::: PROVIDED DATA

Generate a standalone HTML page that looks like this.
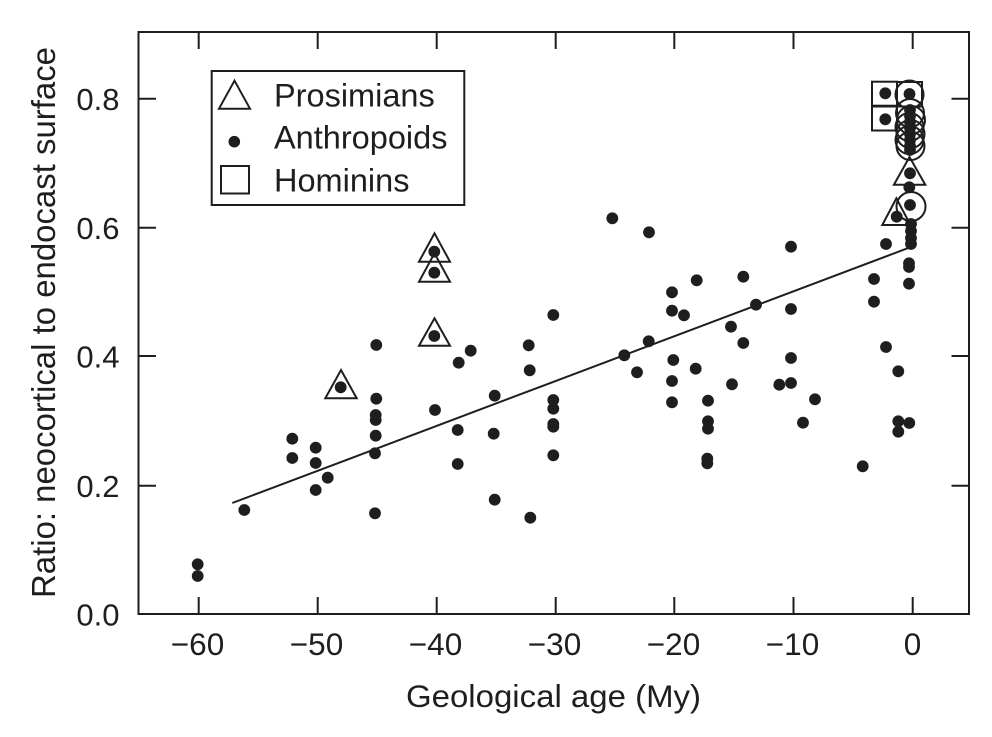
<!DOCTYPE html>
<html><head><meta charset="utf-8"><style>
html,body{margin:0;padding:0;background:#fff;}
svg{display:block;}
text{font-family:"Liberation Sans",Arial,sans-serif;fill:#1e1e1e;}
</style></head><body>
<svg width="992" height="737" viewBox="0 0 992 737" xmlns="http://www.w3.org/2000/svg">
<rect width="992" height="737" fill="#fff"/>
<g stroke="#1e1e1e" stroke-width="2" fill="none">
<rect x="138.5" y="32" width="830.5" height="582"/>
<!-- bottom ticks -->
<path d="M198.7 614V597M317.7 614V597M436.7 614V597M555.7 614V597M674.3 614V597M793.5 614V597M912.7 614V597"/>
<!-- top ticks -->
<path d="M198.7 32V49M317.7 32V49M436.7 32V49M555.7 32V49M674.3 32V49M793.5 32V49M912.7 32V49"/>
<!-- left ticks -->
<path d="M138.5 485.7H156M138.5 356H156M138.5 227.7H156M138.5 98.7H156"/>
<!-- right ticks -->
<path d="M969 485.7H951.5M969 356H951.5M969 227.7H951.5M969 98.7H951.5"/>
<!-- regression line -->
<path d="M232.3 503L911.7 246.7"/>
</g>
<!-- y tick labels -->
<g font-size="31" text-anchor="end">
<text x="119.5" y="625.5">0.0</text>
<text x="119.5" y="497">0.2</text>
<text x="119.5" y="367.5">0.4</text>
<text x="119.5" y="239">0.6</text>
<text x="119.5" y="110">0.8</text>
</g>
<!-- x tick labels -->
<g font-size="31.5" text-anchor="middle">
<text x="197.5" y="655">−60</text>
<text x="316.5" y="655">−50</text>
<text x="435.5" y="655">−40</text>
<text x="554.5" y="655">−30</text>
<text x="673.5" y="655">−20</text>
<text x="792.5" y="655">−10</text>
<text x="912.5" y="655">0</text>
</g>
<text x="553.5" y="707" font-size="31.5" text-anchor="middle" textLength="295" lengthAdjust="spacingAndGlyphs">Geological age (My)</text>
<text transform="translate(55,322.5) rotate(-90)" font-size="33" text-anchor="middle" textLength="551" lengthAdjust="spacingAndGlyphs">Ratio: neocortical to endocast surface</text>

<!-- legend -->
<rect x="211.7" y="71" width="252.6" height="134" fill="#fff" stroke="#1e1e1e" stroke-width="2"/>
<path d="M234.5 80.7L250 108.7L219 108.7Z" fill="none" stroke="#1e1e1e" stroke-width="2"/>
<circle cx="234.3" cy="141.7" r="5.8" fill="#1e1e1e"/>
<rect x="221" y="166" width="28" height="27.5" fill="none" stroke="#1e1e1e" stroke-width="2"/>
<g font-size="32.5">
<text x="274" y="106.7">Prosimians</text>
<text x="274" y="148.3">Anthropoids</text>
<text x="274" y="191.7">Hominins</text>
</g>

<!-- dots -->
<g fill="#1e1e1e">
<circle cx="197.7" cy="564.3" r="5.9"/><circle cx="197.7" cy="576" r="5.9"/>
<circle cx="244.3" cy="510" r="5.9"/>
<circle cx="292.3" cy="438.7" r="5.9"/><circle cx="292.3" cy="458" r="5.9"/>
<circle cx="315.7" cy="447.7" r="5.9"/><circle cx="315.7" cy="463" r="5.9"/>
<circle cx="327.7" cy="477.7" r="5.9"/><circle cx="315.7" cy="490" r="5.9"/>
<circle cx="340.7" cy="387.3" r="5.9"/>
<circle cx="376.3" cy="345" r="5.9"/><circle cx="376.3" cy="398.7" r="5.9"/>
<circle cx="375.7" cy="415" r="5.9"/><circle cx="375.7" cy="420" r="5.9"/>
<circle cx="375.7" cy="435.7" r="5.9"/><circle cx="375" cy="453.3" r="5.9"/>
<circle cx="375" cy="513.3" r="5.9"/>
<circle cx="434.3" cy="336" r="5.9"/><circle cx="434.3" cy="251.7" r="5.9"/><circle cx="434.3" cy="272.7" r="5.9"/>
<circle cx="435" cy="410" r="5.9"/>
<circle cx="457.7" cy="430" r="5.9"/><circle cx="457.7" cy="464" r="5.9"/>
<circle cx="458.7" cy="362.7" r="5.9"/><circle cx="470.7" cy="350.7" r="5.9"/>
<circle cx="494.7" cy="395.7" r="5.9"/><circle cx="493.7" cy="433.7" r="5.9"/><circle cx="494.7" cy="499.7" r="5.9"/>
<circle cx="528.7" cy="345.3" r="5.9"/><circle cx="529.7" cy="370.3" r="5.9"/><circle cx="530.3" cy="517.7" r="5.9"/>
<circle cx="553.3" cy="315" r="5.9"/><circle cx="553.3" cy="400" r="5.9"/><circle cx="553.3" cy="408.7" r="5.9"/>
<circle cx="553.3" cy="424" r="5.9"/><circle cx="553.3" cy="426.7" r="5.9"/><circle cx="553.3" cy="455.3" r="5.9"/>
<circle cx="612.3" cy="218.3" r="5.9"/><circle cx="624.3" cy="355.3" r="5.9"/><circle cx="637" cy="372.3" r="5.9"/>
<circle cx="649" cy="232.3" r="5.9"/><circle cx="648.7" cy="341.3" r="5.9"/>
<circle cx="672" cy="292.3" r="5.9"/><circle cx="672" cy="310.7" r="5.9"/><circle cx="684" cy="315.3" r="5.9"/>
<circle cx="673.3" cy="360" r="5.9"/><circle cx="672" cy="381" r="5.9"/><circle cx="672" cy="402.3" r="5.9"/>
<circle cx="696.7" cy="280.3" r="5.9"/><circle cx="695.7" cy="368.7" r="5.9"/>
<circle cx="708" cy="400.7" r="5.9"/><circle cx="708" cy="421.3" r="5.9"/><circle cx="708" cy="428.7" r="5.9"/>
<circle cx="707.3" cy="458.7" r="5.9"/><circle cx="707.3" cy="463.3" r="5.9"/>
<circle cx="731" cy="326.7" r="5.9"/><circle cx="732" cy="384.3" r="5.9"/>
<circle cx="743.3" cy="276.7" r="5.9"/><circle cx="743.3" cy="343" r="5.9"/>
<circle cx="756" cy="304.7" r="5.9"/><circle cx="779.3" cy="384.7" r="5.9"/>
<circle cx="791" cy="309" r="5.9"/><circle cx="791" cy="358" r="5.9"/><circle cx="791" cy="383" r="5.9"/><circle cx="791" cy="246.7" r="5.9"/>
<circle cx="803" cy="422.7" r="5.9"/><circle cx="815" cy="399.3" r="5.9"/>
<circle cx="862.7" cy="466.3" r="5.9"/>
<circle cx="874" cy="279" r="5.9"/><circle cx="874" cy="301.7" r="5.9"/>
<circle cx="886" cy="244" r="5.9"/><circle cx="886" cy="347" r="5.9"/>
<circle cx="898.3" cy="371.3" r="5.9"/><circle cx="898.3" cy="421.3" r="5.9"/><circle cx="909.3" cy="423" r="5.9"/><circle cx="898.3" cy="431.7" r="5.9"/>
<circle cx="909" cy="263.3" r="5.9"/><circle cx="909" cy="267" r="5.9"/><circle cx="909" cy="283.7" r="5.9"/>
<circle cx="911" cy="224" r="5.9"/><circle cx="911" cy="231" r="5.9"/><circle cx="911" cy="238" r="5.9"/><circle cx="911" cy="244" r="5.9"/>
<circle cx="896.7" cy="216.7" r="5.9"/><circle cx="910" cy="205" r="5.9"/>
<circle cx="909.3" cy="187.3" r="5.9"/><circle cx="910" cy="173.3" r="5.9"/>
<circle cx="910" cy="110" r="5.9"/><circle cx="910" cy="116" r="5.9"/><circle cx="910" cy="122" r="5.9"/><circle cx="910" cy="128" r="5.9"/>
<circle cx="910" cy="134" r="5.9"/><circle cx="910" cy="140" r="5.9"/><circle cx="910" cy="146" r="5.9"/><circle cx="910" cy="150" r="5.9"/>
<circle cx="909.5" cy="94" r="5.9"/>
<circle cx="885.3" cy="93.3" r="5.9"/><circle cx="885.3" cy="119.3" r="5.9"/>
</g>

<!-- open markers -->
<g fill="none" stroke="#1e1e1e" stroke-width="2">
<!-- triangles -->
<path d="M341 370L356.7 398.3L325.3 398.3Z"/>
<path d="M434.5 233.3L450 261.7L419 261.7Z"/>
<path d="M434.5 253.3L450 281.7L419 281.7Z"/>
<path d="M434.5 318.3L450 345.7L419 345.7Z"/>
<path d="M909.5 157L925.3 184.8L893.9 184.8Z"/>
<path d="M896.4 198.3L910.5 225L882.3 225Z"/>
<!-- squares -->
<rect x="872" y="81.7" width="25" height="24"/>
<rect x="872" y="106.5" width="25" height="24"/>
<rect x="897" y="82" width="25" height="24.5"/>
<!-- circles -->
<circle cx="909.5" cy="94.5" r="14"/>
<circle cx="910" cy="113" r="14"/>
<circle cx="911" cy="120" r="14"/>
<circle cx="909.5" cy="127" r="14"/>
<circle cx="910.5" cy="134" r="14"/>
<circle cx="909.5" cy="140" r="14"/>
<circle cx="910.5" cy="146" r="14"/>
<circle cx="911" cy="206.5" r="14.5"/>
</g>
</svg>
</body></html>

::::::
::: PROVIDED DATA

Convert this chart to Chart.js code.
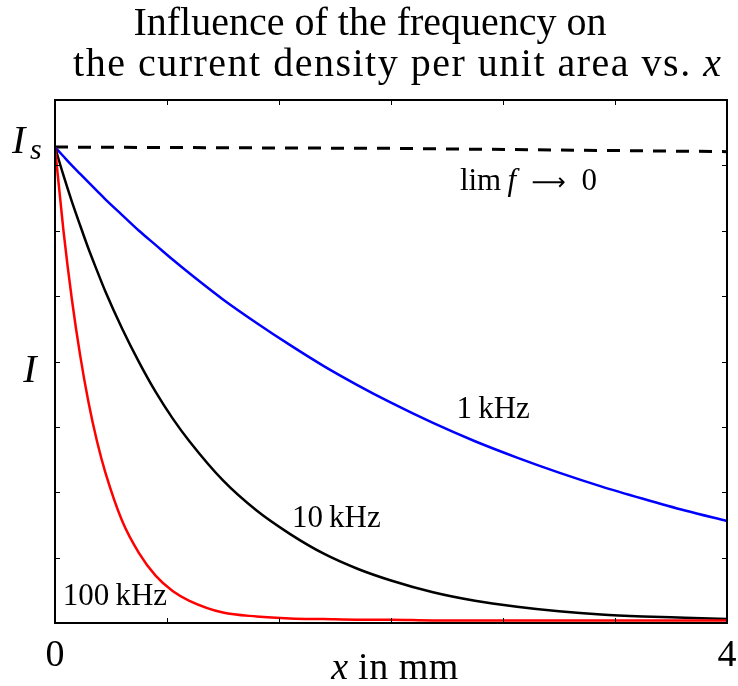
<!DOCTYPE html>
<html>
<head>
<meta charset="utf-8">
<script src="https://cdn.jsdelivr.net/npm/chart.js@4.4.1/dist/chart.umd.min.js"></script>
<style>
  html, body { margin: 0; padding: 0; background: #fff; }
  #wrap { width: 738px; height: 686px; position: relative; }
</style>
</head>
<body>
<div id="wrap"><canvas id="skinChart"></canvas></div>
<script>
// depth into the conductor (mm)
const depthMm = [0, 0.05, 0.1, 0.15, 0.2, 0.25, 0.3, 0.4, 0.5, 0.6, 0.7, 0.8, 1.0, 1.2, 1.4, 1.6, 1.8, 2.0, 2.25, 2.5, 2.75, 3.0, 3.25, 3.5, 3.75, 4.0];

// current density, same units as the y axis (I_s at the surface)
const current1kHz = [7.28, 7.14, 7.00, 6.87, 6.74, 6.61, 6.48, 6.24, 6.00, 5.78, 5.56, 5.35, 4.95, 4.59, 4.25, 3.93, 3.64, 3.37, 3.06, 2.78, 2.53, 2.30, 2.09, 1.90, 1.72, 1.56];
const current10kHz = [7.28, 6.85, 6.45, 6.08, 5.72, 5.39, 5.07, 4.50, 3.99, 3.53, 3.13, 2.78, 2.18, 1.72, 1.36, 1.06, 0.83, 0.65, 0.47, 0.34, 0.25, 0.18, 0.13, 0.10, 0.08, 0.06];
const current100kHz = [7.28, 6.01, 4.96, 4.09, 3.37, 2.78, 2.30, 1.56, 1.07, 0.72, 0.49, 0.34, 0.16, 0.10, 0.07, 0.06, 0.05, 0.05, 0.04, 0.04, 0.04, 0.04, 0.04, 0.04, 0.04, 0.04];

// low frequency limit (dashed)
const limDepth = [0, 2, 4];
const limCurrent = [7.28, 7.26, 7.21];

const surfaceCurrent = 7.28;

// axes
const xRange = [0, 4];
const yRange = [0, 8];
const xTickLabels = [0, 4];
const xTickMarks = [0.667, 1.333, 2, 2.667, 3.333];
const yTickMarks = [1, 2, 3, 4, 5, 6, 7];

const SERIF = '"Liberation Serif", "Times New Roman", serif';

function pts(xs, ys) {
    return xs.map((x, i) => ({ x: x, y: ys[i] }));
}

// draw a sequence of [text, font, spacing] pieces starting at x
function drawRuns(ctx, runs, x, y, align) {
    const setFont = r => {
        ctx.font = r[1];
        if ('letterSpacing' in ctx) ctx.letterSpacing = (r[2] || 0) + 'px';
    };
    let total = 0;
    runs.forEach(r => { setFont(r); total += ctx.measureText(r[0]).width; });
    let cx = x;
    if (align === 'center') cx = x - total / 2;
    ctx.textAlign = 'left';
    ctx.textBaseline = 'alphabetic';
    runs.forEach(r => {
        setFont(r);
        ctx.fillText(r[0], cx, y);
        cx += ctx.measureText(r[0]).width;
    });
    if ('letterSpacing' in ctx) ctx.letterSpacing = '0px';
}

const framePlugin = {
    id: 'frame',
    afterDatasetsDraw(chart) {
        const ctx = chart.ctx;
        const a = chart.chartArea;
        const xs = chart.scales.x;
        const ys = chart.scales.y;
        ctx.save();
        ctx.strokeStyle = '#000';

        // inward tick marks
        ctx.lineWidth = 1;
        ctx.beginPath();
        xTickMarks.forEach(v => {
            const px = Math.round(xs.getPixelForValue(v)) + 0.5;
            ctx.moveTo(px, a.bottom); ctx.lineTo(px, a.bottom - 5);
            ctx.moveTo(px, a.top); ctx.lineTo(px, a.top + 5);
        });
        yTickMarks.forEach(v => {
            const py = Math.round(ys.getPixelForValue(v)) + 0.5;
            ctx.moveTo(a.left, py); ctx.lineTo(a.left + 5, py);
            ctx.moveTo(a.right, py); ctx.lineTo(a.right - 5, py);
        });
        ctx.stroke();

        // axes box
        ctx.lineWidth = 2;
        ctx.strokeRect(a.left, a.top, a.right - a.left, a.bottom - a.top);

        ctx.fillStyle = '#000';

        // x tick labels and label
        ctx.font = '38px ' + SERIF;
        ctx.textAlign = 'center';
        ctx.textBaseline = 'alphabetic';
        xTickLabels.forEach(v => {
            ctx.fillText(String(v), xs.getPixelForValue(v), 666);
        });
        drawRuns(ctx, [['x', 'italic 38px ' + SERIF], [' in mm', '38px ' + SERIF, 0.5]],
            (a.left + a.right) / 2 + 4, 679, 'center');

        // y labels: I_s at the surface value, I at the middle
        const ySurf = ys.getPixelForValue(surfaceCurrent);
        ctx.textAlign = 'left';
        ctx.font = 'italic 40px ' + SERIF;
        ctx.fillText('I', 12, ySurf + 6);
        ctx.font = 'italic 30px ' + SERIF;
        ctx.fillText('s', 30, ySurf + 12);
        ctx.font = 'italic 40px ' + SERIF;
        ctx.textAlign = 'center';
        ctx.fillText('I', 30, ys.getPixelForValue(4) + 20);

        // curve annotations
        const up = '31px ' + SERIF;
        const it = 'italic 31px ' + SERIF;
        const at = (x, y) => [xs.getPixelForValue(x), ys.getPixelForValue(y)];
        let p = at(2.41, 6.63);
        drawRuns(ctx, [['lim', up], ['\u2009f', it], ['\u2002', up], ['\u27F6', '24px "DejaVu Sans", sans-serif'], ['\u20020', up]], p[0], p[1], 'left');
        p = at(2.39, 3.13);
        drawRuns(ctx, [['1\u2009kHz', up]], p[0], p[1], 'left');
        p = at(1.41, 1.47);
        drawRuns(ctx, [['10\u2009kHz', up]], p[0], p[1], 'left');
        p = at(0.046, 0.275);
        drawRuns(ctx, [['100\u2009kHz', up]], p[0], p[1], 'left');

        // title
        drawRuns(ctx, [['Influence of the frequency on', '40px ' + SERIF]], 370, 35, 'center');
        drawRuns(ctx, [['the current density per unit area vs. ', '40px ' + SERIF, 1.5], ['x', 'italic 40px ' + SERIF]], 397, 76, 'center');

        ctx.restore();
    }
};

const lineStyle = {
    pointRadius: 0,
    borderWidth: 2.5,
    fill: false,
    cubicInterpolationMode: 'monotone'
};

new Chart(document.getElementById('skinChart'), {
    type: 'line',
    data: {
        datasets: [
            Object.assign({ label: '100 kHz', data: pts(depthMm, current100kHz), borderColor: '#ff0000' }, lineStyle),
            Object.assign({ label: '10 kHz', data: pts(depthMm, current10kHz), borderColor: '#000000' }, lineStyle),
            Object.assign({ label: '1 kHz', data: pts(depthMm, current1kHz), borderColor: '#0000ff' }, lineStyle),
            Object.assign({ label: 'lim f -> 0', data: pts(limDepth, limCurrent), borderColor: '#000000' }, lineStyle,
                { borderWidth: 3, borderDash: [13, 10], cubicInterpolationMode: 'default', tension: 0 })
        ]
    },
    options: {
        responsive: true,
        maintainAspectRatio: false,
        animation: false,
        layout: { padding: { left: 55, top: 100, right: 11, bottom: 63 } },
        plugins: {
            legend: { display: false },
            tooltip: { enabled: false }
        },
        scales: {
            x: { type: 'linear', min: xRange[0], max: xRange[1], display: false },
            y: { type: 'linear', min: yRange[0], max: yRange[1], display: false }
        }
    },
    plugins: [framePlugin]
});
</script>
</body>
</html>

::::::
::: PROVIDED DATA

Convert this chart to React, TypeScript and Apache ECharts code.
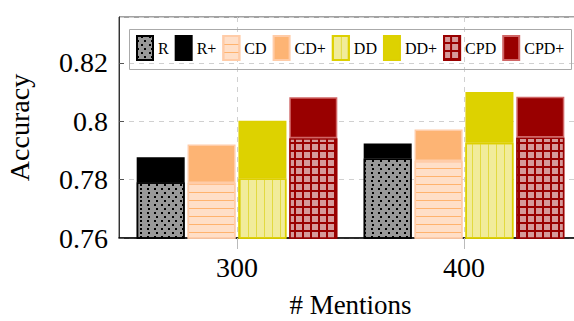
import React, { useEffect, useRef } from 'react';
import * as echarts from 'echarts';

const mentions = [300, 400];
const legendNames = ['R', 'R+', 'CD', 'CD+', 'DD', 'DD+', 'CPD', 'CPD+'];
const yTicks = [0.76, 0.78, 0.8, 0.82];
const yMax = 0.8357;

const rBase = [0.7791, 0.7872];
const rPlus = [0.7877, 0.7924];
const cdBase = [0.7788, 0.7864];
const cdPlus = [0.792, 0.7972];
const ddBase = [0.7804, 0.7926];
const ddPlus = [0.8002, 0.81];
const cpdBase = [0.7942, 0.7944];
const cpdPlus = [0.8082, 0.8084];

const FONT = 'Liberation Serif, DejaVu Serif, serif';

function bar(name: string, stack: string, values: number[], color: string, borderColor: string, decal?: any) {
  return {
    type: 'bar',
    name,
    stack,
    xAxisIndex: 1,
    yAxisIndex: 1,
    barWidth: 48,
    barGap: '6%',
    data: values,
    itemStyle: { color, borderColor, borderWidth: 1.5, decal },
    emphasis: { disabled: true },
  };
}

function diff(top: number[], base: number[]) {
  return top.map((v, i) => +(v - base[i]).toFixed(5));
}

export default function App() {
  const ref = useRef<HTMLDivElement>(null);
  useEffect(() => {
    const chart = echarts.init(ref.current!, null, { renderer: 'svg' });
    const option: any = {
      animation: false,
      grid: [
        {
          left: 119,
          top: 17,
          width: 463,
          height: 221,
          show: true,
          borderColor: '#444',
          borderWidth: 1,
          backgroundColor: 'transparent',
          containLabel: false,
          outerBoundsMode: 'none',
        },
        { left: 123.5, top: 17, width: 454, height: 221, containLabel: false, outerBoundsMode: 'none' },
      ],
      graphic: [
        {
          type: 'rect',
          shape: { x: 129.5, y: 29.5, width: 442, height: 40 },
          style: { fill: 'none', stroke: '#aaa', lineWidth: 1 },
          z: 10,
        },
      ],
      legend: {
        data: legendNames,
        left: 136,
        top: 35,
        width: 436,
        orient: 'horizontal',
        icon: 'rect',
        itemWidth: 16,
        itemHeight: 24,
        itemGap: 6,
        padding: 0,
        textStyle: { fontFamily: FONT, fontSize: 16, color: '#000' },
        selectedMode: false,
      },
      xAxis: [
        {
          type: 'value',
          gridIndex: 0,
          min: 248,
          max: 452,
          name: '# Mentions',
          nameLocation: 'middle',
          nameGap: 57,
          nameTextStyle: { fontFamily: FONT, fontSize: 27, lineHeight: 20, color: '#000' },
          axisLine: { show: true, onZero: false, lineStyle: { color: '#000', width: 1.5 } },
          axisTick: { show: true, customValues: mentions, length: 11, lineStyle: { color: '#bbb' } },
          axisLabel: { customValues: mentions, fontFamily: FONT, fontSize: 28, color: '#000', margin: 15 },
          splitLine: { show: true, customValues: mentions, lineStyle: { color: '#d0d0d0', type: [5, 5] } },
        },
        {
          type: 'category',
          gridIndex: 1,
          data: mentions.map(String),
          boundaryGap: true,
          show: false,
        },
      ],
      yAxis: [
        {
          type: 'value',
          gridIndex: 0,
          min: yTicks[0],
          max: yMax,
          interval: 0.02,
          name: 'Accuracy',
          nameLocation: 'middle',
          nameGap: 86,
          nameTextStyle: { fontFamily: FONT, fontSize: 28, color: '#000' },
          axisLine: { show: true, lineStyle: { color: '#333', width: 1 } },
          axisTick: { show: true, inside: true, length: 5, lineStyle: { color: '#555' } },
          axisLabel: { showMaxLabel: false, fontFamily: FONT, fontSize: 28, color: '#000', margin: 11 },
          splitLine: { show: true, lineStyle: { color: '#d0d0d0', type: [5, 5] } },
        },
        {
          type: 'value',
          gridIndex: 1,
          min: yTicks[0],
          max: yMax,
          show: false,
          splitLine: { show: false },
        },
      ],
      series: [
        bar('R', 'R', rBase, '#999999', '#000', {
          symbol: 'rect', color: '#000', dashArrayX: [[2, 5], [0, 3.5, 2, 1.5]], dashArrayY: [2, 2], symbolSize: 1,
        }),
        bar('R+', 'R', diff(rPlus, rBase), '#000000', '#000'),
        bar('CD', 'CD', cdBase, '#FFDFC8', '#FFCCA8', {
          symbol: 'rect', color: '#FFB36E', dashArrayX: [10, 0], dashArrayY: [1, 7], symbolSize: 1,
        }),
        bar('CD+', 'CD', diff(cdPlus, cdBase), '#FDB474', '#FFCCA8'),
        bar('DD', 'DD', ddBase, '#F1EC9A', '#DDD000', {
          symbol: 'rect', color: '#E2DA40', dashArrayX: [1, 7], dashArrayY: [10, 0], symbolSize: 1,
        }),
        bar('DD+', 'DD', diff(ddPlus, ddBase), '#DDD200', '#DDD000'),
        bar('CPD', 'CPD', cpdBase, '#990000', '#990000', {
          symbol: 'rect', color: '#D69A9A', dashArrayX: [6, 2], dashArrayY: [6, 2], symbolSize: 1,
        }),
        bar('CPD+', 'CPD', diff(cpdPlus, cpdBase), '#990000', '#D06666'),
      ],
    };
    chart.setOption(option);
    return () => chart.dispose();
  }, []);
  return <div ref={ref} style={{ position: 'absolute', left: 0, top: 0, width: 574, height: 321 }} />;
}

::::::

PROMPT: The first line to copy holds "Convert this chart to Chart.js code.", and the last holds "const surfaceCurrent = 7.28;". Copy them and the lines between exactly, leaving out pictures.

WORKED ANSWER:
Convert this chart to Chart.js code.
<!DOCTYPE html>
<html>
<head>
<meta charset="utf-8">
<script src="https://cdn.jsdelivr.net/npm/chart.js@4.4.1/dist/chart.umd.min.js"></script>
<style>
  html, body { margin: 0; padding: 0; background: #fff; }
  #wrap { width: 738px; height: 686px; position: relative; }
</style>
</head>
<body>
<div id="wrap"><canvas id="skinChart"></canvas></div>
<script>
// depth into the conductor (mm)
const depthMm = [0, 0.05, 0.1, 0.15, 0.2, 0.25, 0.3, 0.4, 0.5, 0.6, 0.7, 0.8, 1.0, 1.2, 1.4, 1.6, 1.8, 2.0, 2.25, 2.5, 2.75, 3.0, 3.25, 3.5, 3.75, 4.0];

// current density, same units as the y axis (I_s at the surface)
const current1kHz = [7.28, 7.14, 7.00, 6.87, 6.74, 6.61, 6.48, 6.24, 6.00, 5.78, 5.56, 5.35, 4.95, 4.59, 4.25, 3.93, 3.64, 3.37, 3.06, 2.78, 2.53, 2.30, 2.09, 1.90, 1.72, 1.56];
const current10kHz = [7.28, 6.85, 6.45, 6.08, 5.72, 5.39, 5.07, 4.50, 3.99, 3.53, 3.13, 2.78, 2.18, 1.72, 1.36, 1.06, 0.83, 0.65, 0.47, 0.34, 0.25, 0.18, 0.13, 0.10, 0.08, 0.06];
const current100kHz = [7.28, 6.01, 4.96, 4.09, 3.37, 2.78, 2.30, 1.56, 1.07, 0.72, 0.49, 0.34, 0.16, 0.10, 0.07, 0.06, 0.05, 0.05, 0.04, 0.04, 0.04, 0.04, 0.04, 0.04, 0.04, 0.04];

// low frequency limit (dashed)
const limDepth = [0, 2, 4];
const limCurrent = [7.28, 7.26, 7.21];

const surfaceCurrent = 7.28;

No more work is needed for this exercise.